◆ EXERCISE DIRECTIONS ◆
Leave out the pictures and repeat everything else in the records exactly.

┌─ EXERCISE MATERIALS

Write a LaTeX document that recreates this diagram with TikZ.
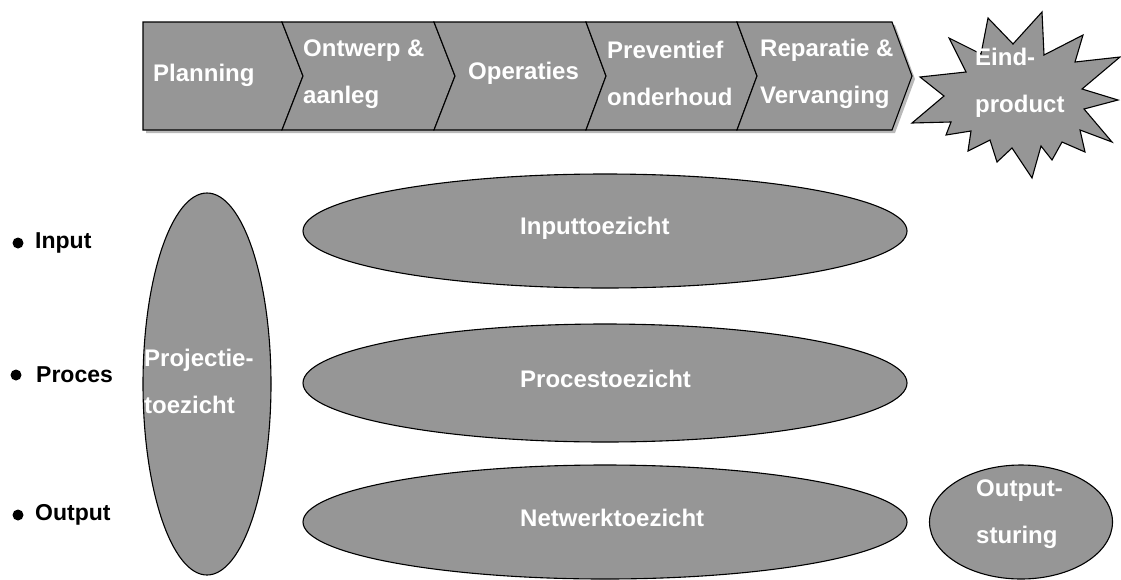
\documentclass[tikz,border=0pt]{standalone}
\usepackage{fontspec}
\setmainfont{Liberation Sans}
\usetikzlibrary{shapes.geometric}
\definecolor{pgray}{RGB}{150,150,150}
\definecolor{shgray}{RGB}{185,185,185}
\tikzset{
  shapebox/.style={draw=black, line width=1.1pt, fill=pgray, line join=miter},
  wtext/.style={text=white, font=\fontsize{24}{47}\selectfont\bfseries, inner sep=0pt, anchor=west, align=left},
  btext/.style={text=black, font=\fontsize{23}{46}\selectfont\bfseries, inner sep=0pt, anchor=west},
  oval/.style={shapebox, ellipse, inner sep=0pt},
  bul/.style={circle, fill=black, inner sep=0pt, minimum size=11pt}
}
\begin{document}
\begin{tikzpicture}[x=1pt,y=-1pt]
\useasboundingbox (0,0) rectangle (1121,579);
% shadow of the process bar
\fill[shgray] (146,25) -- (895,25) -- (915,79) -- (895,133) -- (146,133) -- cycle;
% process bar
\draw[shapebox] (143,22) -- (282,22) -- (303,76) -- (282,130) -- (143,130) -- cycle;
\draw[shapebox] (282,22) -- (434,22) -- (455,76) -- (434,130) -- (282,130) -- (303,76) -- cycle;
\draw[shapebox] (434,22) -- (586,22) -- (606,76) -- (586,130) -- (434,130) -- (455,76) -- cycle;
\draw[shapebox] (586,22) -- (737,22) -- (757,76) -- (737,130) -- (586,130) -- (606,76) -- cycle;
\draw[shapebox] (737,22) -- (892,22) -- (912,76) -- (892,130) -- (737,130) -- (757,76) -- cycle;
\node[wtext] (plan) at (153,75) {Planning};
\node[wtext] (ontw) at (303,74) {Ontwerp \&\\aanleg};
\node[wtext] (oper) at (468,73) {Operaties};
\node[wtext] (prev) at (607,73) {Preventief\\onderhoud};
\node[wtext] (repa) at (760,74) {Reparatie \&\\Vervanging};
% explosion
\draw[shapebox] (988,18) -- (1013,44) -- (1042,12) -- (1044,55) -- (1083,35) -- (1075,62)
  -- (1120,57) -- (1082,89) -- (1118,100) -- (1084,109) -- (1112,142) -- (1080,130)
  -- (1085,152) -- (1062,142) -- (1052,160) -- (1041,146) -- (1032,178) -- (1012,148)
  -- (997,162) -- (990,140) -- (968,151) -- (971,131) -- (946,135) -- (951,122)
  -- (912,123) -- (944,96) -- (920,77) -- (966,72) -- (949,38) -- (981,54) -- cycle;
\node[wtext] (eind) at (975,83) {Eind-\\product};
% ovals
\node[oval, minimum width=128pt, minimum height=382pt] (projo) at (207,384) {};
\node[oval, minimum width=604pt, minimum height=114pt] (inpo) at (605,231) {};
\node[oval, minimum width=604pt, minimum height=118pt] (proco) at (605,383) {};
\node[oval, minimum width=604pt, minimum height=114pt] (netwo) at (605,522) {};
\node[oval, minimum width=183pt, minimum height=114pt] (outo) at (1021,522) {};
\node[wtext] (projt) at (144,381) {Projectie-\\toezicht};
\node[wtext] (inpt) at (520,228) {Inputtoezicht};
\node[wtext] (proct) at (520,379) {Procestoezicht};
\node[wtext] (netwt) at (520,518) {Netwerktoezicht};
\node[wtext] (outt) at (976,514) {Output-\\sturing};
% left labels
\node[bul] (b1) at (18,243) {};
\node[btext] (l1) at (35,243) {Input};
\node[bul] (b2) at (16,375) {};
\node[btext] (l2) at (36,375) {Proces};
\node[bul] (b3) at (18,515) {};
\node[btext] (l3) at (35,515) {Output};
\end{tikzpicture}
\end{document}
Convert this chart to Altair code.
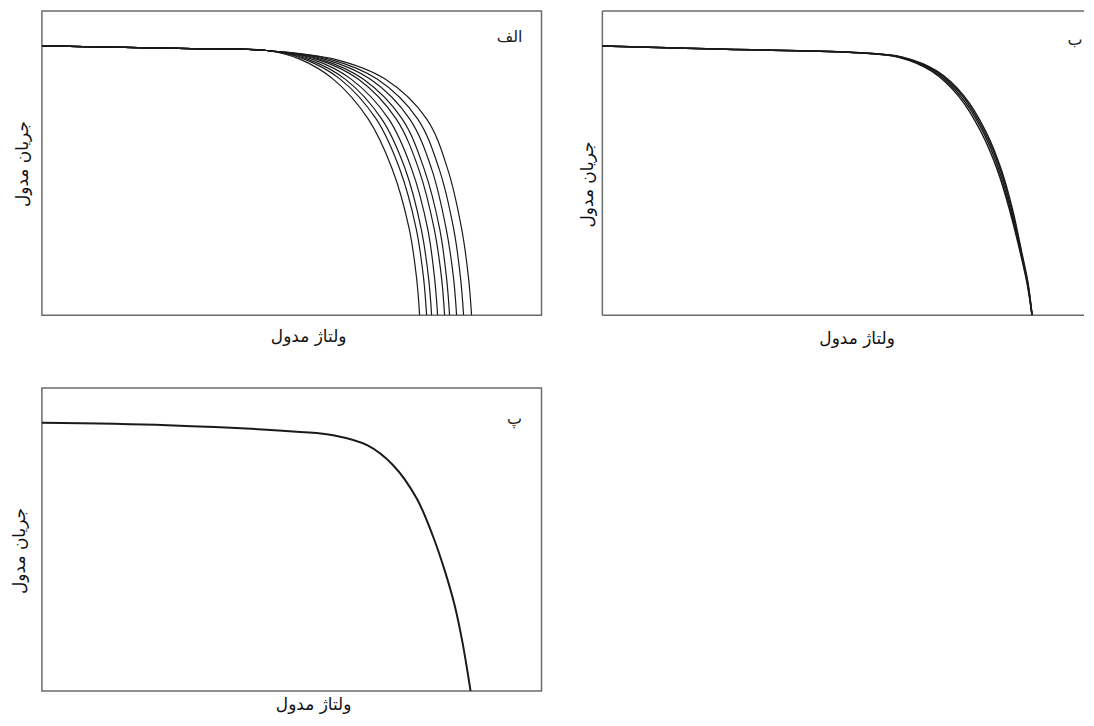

└─

◆ COMPLETED EXERCISE ◆
Write a LaTeX document that recreates this diagram with TikZ.
\documentclass[tikz,border=0pt]{standalone}
\usepackage{fontspec}
\setmainfont{Liberation Sans}
\usetikzlibrary{shapes.geometric}
\definecolor{pgray}{RGB}{150,150,150}
\definecolor{shgray}{RGB}{185,185,185}
\tikzset{
  shapebox/.style={draw=black, line width=1.1pt, fill=pgray, line join=miter},
  wtext/.style={text=white, font=\fontsize{24}{47}\selectfont\bfseries, inner sep=0pt, anchor=west, align=left},
  btext/.style={text=black, font=\fontsize{23}{46}\selectfont\bfseries, inner sep=0pt, anchor=west},
  oval/.style={shapebox, ellipse, inner sep=0pt},
  bul/.style={circle, fill=black, inner sep=0pt, minimum size=11pt}
}
\begin{document}
\begin{tikzpicture}[x=1pt,y=-1pt]
\useasboundingbox (0,0) rectangle (1121,579);
% shadow of the process bar
\fill[shgray] (146,25) -- (895,25) -- (915,79) -- (895,133) -- (146,133) -- cycle;
% process bar
\draw[shapebox] (143,22) -- (282,22) -- (303,76) -- (282,130) -- (143,130) -- cycle;
\draw[shapebox] (282,22) -- (434,22) -- (455,76) -- (434,130) -- (282,130) -- (303,76) -- cycle;
\draw[shapebox] (434,22) -- (586,22) -- (606,76) -- (586,130) -- (434,130) -- (455,76) -- cycle;
\draw[shapebox] (586,22) -- (737,22) -- (757,76) -- (737,130) -- (586,130) -- (606,76) -- cycle;
\draw[shapebox] (737,22) -- (892,22) -- (912,76) -- (892,130) -- (737,130) -- (757,76) -- cycle;
\node[wtext] (plan) at (153,75) {Planning};
\node[wtext] (ontw) at (303,74) {Ontwerp \&\\aanleg};
\node[wtext] (oper) at (468,73) {Operaties};
\node[wtext] (prev) at (607,73) {Preventief\\onderhoud};
\node[wtext] (repa) at (760,74) {Reparatie \&\\Vervanging};
% explosion
\draw[shapebox] (988,18) -- (1013,44) -- (1042,12) -- (1044,55) -- (1083,35) -- (1075,62)
  -- (1120,57) -- (1082,89) -- (1118,100) -- (1084,109) -- (1112,142) -- (1080,130)
  -- (1085,152) -- (1062,142) -- (1052,160) -- (1041,146) -- (1032,178) -- (1012,148)
  -- (997,162) -- (990,140) -- (968,151) -- (971,131) -- (946,135) -- (951,122)
  -- (912,123) -- (944,96) -- (920,77) -- (966,72) -- (949,38) -- (981,54) -- cycle;
\node[wtext] (eind) at (975,83) {Eind-\\product};
% ovals
\node[oval, minimum width=128pt, minimum height=382pt] (projo) at (207,384) {};
\node[oval, minimum width=604pt, minimum height=114pt] (inpo) at (605,231) {};
\node[oval, minimum width=604pt, minimum height=118pt] (proco) at (605,383) {};
\node[oval, minimum width=604pt, minimum height=114pt] (netwo) at (605,522) {};
\node[oval, minimum width=183pt, minimum height=114pt] (outo) at (1021,522) {};
\node[wtext] (projt) at (144,381) {Projectie-\\toezicht};
\node[wtext] (inpt) at (520,228) {Inputtoezicht};
\node[wtext] (proct) at (520,379) {Procestoezicht};
\node[wtext] (netwt) at (520,518) {Netwerktoezicht};
\node[wtext] (outt) at (976,514) {Output-\\sturing};
% left labels
\node[bul] (b1) at (18,243) {};
\node[btext] (l1) at (35,243) {Input};
\node[bul] (b2) at (16,375) {};
\node[btext] (l2) at (36,375) {Proces};
\node[bul] (b3) at (18,515) {};
\node[btext] (l3) at (35,515) {Output};
\end{tikzpicture}
\end{document}
Convert this chart to Altair code.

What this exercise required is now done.